|Dr. Elhanon Row, 1887|
Elhanon Row (1833-1900) was born in Orange County to Captain Elhanon Row and Mary Dawson Sanders. Both Elhanon and his father--the younger brother of Absalom Row--were named for noted eighteenth century evangelist Elhanon Winchester. Like his father Thomas Row, the senior Elhanon was sheriff of Orange County and was acknowledged as "Colonel Row" because of his service in the Virginia militia. The younger Elhanon's brother John was deputy sheriff in the same county, serving under Sheriff James L. Robinson at the outbreak of the Civil War.
|Elhanon Row, 1850s|
After completing his common school education, Elhanon taught for a time in the public schools of Alexandria. He attended classes at the University of Virginia 1856-57 and received his degree in medicine from the medical school of the University of Pennsylvania in 1858.

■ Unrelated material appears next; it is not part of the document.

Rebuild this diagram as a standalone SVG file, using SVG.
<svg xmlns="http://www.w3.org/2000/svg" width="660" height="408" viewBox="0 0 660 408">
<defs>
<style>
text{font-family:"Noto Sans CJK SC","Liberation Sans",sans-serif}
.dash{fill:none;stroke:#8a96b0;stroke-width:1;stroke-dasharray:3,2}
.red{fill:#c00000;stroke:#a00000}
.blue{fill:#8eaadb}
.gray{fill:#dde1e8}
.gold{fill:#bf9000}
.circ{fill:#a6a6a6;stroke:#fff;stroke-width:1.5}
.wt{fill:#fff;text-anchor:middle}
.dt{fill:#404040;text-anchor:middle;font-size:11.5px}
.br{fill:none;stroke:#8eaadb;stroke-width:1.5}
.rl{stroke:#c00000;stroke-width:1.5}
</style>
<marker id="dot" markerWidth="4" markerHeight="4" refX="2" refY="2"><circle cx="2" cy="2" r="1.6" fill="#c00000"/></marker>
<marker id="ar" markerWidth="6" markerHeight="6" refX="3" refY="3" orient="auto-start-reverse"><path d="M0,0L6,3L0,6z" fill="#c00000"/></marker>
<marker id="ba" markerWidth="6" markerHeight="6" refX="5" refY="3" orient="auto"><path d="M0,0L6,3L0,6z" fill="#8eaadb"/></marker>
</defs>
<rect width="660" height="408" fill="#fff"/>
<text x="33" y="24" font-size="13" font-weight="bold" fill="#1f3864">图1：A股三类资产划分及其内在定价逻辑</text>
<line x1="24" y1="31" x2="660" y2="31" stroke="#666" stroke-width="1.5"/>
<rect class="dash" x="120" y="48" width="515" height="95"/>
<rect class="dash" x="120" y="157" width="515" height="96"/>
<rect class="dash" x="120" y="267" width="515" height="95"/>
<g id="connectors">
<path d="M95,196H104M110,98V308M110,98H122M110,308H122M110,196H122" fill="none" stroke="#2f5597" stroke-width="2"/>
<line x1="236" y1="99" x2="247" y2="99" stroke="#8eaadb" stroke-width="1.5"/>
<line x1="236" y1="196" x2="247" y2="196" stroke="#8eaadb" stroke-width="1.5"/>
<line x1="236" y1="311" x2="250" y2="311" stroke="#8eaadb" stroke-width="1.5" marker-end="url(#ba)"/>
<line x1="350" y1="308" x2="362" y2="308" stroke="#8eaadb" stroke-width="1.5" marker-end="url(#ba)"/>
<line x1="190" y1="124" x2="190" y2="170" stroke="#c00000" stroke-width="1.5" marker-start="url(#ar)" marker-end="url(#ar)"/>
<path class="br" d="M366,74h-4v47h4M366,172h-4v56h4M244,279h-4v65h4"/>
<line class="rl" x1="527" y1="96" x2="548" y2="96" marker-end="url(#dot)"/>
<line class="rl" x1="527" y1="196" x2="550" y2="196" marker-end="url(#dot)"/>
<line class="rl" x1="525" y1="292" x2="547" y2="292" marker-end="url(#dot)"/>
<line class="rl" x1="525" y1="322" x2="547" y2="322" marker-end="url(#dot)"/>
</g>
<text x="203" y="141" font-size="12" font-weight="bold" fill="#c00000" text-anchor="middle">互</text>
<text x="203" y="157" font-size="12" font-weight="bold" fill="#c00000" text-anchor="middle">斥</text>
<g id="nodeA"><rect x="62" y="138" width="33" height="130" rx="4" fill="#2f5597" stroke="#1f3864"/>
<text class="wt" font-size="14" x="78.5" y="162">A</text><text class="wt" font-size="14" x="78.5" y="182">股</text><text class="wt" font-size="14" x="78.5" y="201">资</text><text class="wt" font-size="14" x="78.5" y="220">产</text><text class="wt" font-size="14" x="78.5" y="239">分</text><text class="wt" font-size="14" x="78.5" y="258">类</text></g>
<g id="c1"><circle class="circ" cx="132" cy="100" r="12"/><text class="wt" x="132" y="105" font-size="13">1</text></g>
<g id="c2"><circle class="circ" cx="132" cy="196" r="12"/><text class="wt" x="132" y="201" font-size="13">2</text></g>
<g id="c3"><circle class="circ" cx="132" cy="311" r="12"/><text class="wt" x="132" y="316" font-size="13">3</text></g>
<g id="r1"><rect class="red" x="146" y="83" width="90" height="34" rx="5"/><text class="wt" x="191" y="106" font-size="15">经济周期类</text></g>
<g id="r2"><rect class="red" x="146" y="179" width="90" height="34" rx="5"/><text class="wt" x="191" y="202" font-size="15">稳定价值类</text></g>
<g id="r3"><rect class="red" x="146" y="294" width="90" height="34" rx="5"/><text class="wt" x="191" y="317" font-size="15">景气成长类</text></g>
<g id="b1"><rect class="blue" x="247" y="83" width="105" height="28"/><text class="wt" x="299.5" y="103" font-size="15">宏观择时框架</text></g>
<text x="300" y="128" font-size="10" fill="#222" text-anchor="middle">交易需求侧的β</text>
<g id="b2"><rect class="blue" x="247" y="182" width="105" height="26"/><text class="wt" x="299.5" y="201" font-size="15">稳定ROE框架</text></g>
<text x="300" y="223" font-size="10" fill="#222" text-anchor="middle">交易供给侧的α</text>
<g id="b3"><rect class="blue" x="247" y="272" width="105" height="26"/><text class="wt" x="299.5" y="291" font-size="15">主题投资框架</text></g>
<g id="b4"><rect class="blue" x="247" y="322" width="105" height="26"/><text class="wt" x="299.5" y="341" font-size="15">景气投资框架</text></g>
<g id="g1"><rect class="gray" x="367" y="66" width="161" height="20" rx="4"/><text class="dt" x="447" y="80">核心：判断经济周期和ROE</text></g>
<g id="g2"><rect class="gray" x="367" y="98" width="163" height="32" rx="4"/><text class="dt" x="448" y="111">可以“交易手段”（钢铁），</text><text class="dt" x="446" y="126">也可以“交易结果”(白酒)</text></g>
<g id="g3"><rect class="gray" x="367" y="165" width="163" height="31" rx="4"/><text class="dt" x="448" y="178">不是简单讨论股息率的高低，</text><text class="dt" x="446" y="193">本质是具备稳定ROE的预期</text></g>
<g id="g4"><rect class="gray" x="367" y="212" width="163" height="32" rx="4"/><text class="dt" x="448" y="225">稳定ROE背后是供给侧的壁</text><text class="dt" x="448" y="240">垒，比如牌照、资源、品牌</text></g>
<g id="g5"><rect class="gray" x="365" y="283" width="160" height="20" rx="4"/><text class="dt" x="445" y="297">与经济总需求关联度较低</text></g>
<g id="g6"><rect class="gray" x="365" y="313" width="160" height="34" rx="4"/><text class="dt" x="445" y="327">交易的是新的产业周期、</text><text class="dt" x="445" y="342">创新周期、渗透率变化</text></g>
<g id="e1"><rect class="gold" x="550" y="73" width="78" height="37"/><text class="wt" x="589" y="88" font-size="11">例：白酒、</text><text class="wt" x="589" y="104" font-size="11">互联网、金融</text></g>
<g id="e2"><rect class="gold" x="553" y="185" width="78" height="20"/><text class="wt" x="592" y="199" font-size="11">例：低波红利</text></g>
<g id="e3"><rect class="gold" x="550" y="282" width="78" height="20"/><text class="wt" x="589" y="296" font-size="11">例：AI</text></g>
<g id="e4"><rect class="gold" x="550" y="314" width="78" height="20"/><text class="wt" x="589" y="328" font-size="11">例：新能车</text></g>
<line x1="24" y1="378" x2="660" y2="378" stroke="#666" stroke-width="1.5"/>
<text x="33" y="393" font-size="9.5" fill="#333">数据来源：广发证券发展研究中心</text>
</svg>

His medical practice in Orange was just barely established when Virginia seceded from the Union in April 1861. On May 4 he joined Company I of the Sixth Virginia Cavalry, the "Orange Rangers." In February 1862 he was named as assistant surgeon at the hospital established at Orange Court House. The following month he transferred to the Fourteenth Virginia Cavalry, where he served as regimental surgeon for the remainder of the war. Coincidentally, Company H of the Fourteenth was comprised largely of young men from Rockbridge County, including uncles and other relatives of young Lizzie Houston, my great grandmother.

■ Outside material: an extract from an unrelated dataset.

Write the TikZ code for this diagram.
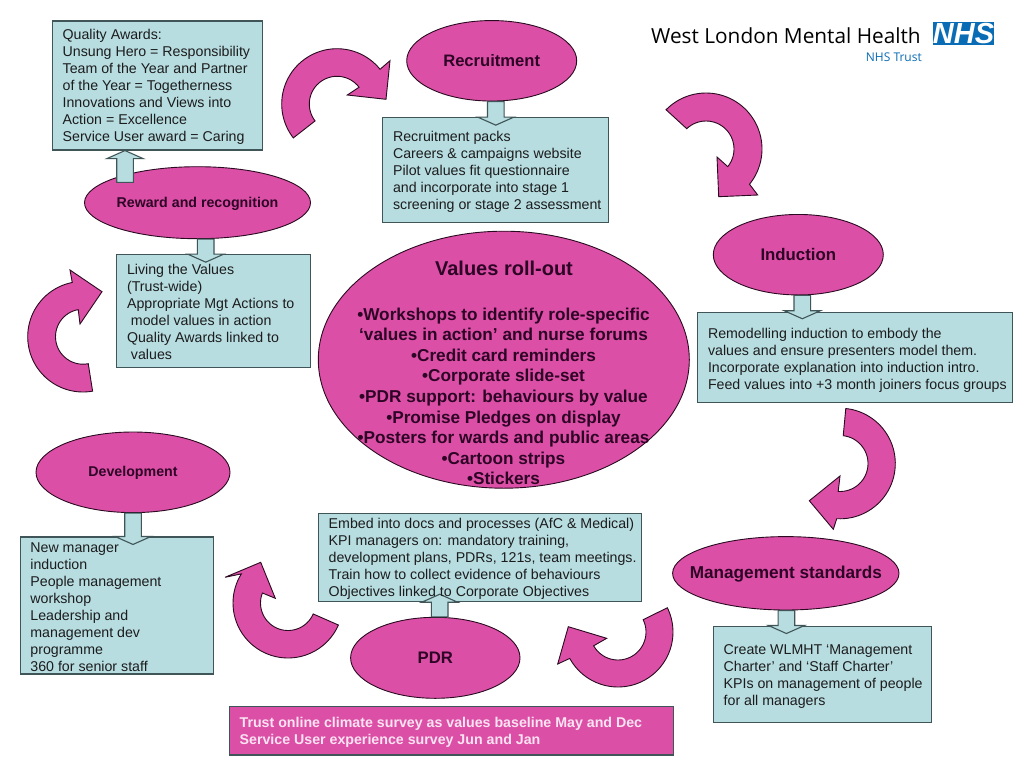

|Dr. Elhanon Row, Sixth Virginia Cavalry|
After the debacle at the battle of Gettysburg, Elhanon Row stayed behind to care for his wounded men and was captured by Federal forces on July 5, 1863. He was transported to Fort McHenry, Maryland which was then being used as a prisoner of war facility housing 110 Confederate surgeons and 10 chaplains as well as assorted southern sympathizers from Maryland.

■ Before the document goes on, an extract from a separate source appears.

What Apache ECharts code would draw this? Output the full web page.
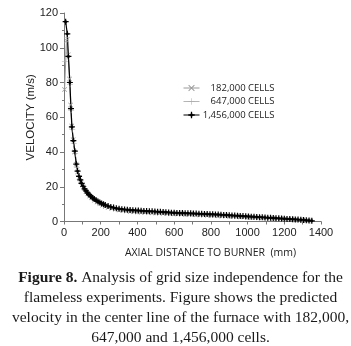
<!DOCTYPE html>
<html>
<head>
<meta charset="utf-8">
<script src="https://cdn.jsdelivr.net/npm/echarts@6/dist/echarts.min.js"></script>
<style>
  html, body { margin: 0; padding: 0; background: #fff; }
  #chart { width: 351px; height: 346px; }
</style>
</head>
<body>
<div id="chart"></div>
<script>
// 1,456,000 cells (black, plus with dot)
const fineX = [9, 18, 24, 32, 38, 43, 51, 59, 67, 74, 82, 89, 96, 104, 112, 120, 128, 136, 145, 155,
  165, 175, 185, 195, 205, 215, 225, 240, 255, 270, 285, 300, 315, 330, 345, 360, 375, 390, 405, 420,
  435, 450, 465, 480, 495, 510, 525, 540, 555, 570, 585, 600, 615, 630, 645, 660, 675, 690, 705, 720,
  735, 750, 765, 780, 795, 810, 825, 840, 855, 870, 885, 900, 915, 930, 945, 960, 975, 990, 1005, 1020,
  1035, 1050, 1065, 1080, 1095, 1110, 1125, 1140, 1155, 1170, 1185, 1200, 1215, 1230, 1245, 1260, 1275, 1290, 1305, 1320,
  1335, 1350];
const fineY = [115, 108, 95, 80, 65, 54.5, 46.5, 40.5, 33, 29, 26, 24, 22, 20.3, 18.8, 17.6, 16.5, 15.5, 14.6, 13.7,
  12.9, 12.2, 11.5, 10.9, 10.4, 9.9, 9.5, 8.9, 8.4, 8.0, 7.6, 7.3, 7.1, 6.9, 6.75, 6.6, 6.5, 6.4, 6.3, 6.2,
  6.1, 6.0, 5.9, 5.85, 5.75, 5.65, 5.55, 5.45, 5.35, 5.25, 5.1, 5.0, 4.95, 4.9, 4.85, 4.8, 4.75, 4.7, 4.6, 4.55,
  4.5, 4.4, 4.35, 4.3, 4.2, 4.15, 4.05, 4.0, 3.9, 3.8, 3.7, 3.6, 3.5, 3.4, 3.3, 3.2, 3.1, 3.0, 2.9, 2.8,
  2.7, 2.6, 2.5, 2.4, 2.3, 2.2, 2.1, 2.0, 1.9, 1.8, 1.7, 1.6, 1.5, 1.4, 1.3, 1.2, 1.1, 1.0, 0.85, 0.7,
  0.55, 0.4];

// 182,000 cells (gray cross)
const coarseX = [3, 14, 23, 30, 36, 42, 50, 58, 66, 74, 82, 90, 100, 110, 120, 130, 140, 150, 165, 180,
  195, 210, 225, 240, 260, 280, 300, 320, 340, 360, 380, 400, 420, 440, 460, 480, 500, 520, 540, 560,
  580, 600, 620, 640, 660, 680, 700, 720, 740, 760, 780, 800, 820, 840, 860, 880, 900, 920, 940, 960,
  980, 1000, 1020, 1040, 1060, 1080, 1100, 1120, 1140, 1160, 1180, 1200, 1220, 1240, 1260, 1280, 1300, 1320, 1340];
const coarseY = [76, 104, 96, 82, 67, 55, 47, 40, 33, 28.5, 25.3, 23.2, 21, 19, 17.3, 15.9, 14.7, 13.6, 12.3, 11.2,
  10.2, 9.4, 8.7, 8.1, 7.5, 7.0, 6.6, 6.3, 6.0, 5.8, 5.6, 5.45, 5.3, 5.2, 5.1, 5.0, 4.9, 4.8, 4.7, 4.6,
  4.5, 4.4, 4.3, 4.2, 4.15, 4.1, 4.0, 3.9, 3.8, 3.7, 3.6, 3.5, 3.4, 3.3, 3.2, 3.1, 3.0, 2.9, 2.8, 2.7,
  2.6, 2.5, 2.4, 2.3, 2.2, 2.1, 2.0, 1.9, 1.8, 1.7, 1.6, 1.45, 1.3, 1.2, 1.05, 0.9, 0.75, 0.6, 0.45];

// 647,000 cells (thin gray plus)
const mediumX = [5, 16, 24, 33, 39, 45, 53, 61, 70, 80, 90, 100, 115, 130, 145, 160, 180, 200, 220, 240,
  270, 300, 330, 360, 400, 450, 500, 550, 600, 650, 700, 750, 800, 850, 900, 950, 1000, 1050, 1100, 1150,
  1200, 1250, 1300, 1345];
const mediumY = [92, 106, 95, 79, 64, 53, 45, 39, 31, 26.3, 23.3, 21.2, 18.6, 16.5, 14.8, 13.4, 11.9, 10.7, 9.7, 8.9,
  8.0, 7.2, 6.7, 6.3, 5.95, 5.6, 5.3, 5.0, 4.75, 4.5, 4.3, 4.05, 3.8, 3.5, 3.25, 2.95, 2.7, 2.4, 2.1, 1.85,
  1.55, 1.25, 0.9, 0.45];

const seriesNames = ['182,000 CELLS', '647,000 CELLS', '1,456,000 CELLS'];
const xTicks = { min: 0, max: 1400, interval: 200 };
const yTicks = { min: 0, max: 120, interval: 20 };

const pair = (xs, ys) => xs.map((x, i) => [x, ys[i]]);

// marker shapes
const plusDot = 'path://M0,4H10V6H0Z M4,0H6V10H4Z M3,3H7V7H3Z';
const plusThin = 'path://M0,4.6H10V5.4H0Z M4.6,0H5.4V10H4.6Z';
const cross = 'path://M0,1L1,0L10,9L9,10Z M9,0L10,1L1,10L0,9Z';

const chart = echarts.init(document.getElementById('chart'), null, { renderer: 'canvas' });

const axisFont = { fontFamily: 'Liberation Sans', fontSize: 11, color: '#222', formatter: v => String(v) };

const option = {
  animation: false,
  backgroundColor: '#fff',
  title: {
    left: 175.5,
    top: 263,
    textAlign: 'center',
    text: '{b|Figure 8.} Analysis of grid size independence for the\nflameless experiments. Figure shows the predicted\nvelocity in the center line of the furnace with 182,000,\n647,000 and 1,456,000 cells.',
    textStyle: {
      fontFamily: 'Liberation Serif',
      fontSize: 15.5,
      fontWeight: 'normal',
      color: '#1a1a1a',
      lineHeight: 20,
      rich: {
        b: { fontFamily: 'Liberation Serif', fontSize: 15.5, fontWeight: 'bold', color: '#1a1a1a', lineHeight: 20 }
      }
    }
  },
  legend: {
    orient: 'vertical',
    left: 183,
    top: 83,
    padding: 0,
    itemGap: 2,
    itemWidth: 16,
    itemHeight: 8,
    data: seriesNames,
    lineStyle: { width: 1 },
    formatter: name => '{t|' + name + '}',
    textStyle: {
      rich: {
        t: { width: 70, align: 'right', fontFamily: 'Open Sans', fontSize: 9.5, lineHeight: 10, color: '#222' }
      }
    },
    itemGap: 3.5
  },
  grid: { left: 64, right: 30, top: 13, bottom: 124.5, containLabel: false },
  xAxis: {
    type: 'value',
    min: xTicks.min,
    max: xTicks.max,
    interval: xTicks.interval,
    name: 'AXIAL DISTANCE TO BURNER  (mm)',
    nameLocation: 'middle',
    nameGap: 26,
    nameMoveOverlap: false,
    nameTextStyle: { fontFamily: 'Open Sans', fontSize: 10.5, color: '#222', padding: [0, 0, 0, 36] },
    axisLine: { lineStyle: { color: '#777', width: 1 } },
    axisTick: { length: 3, lineStyle: { color: '#777' } },
    minorTick: { show: true, splitNumber: 2, length: 3, lineStyle: { color: '#777' } },
    splitLine: { show: false },
    axisLabel: Object.assign({ margin: 6 }, axisFont)
  },
  yAxis: {
    type: 'value',
    min: yTicks.min,
    max: yTicks.max,
    interval: yTicks.interval,
    name: 'VELOCITY (m/s)',
    nameLocation: 'middle',
    nameGap: 27.5,
    nameMoveOverlap: false,
    nameTextStyle: { fontFamily: 'Liberation Sans', fontSize: 11.5, color: '#222' },
    axisLine: { show: true, lineStyle: { color: '#777', width: 1 } },
    axisTick: { show: true, length: 4, lineStyle: { color: '#777' } },
    minorTick: { show: true, splitNumber: 2, length: 2, lineStyle: { color: '#777' } },
    splitLine: { show: false },
    axisLabel: Object.assign({ margin: 6 }, axisFont)
  },
  series: [
    {
      name: seriesNames[0],
      type: 'line',
      data: pair(coarseX, coarseY),
      symbol: cross,
      symbolSize: 5,
      showAllSymbol: true,
      itemStyle: { color: '#9a9a9a' },
      lineStyle: { color: '#9a9a9a', width: 1 }
    },
    {
      name: seriesNames[1],
      type: 'line',
      data: pair(mediumX, mediumY),
      symbol: plusThin,
      symbolSize: 6,
      showAllSymbol: true,
      itemStyle: { color: '#aaaaaa' },
      lineStyle: { color: '#b5b5b5', width: 0.8 }
    },
    {
      name: seriesNames[2],
      type: 'line',
      data: pair(fineX, fineY),
      symbol: plusDot,
      symbolSize: 6,
      showAllSymbol: true,
      itemStyle: { color: '#000' },
      lineStyle: { color: '#000', width: 1.2 }
    }
  ]
};

chart.setOption(option);
</script>
</body>
</html>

Conditions at Fort McHenry were better than those found at many of the other hellholes where Confederate prisoners were housed. Nevertheless, Elhanon still fell prey to dysentery, which was rampant in these places. He was admitted to the prison hospital on October 20, 1863 and remained there for almost a month. He was exchanged as a prisoner of war on November 21 and was released at City Point, Virginia. Elhanon was still sick, however, and was admitted to General Hospital No. 4 in Richmond on November 25. On December 3 he received a forty day furlough to finish his convalescence in Lynchburg.
|Pay voucher for surgeon E.W. Row, September 1864|
As soon as he was able Dr. Row returned to his regiment. He managed to avoid capture a second time during the disastrous battle of Cedar Creek on October 19, 1864. With the bedraggled remnants of the Fourteenth Cavalry, Elhanon was surrendered by General Lee at Appomattox Court House on April 9, 1865.
After the war Elhanon returned to Orange and resumed his medical practice. In 1875 he married Ida Newman and had one daughter, Lottie, who survived to adulthood. Dr. Elhanon Row was elected to the Virginia House of Delegates in the mid 1880s. He was instrumental in passing the legislation that created the Virginia Medical Examining Board. In recognition for this accomplishment he was elected president of the Medical Society of Virginia in 1889.
|Richmond Dispatch, 24 May 1900|
Elhanon died on May 23, 1900 and is buried near his brother John in Graham Cemetery in Orange County.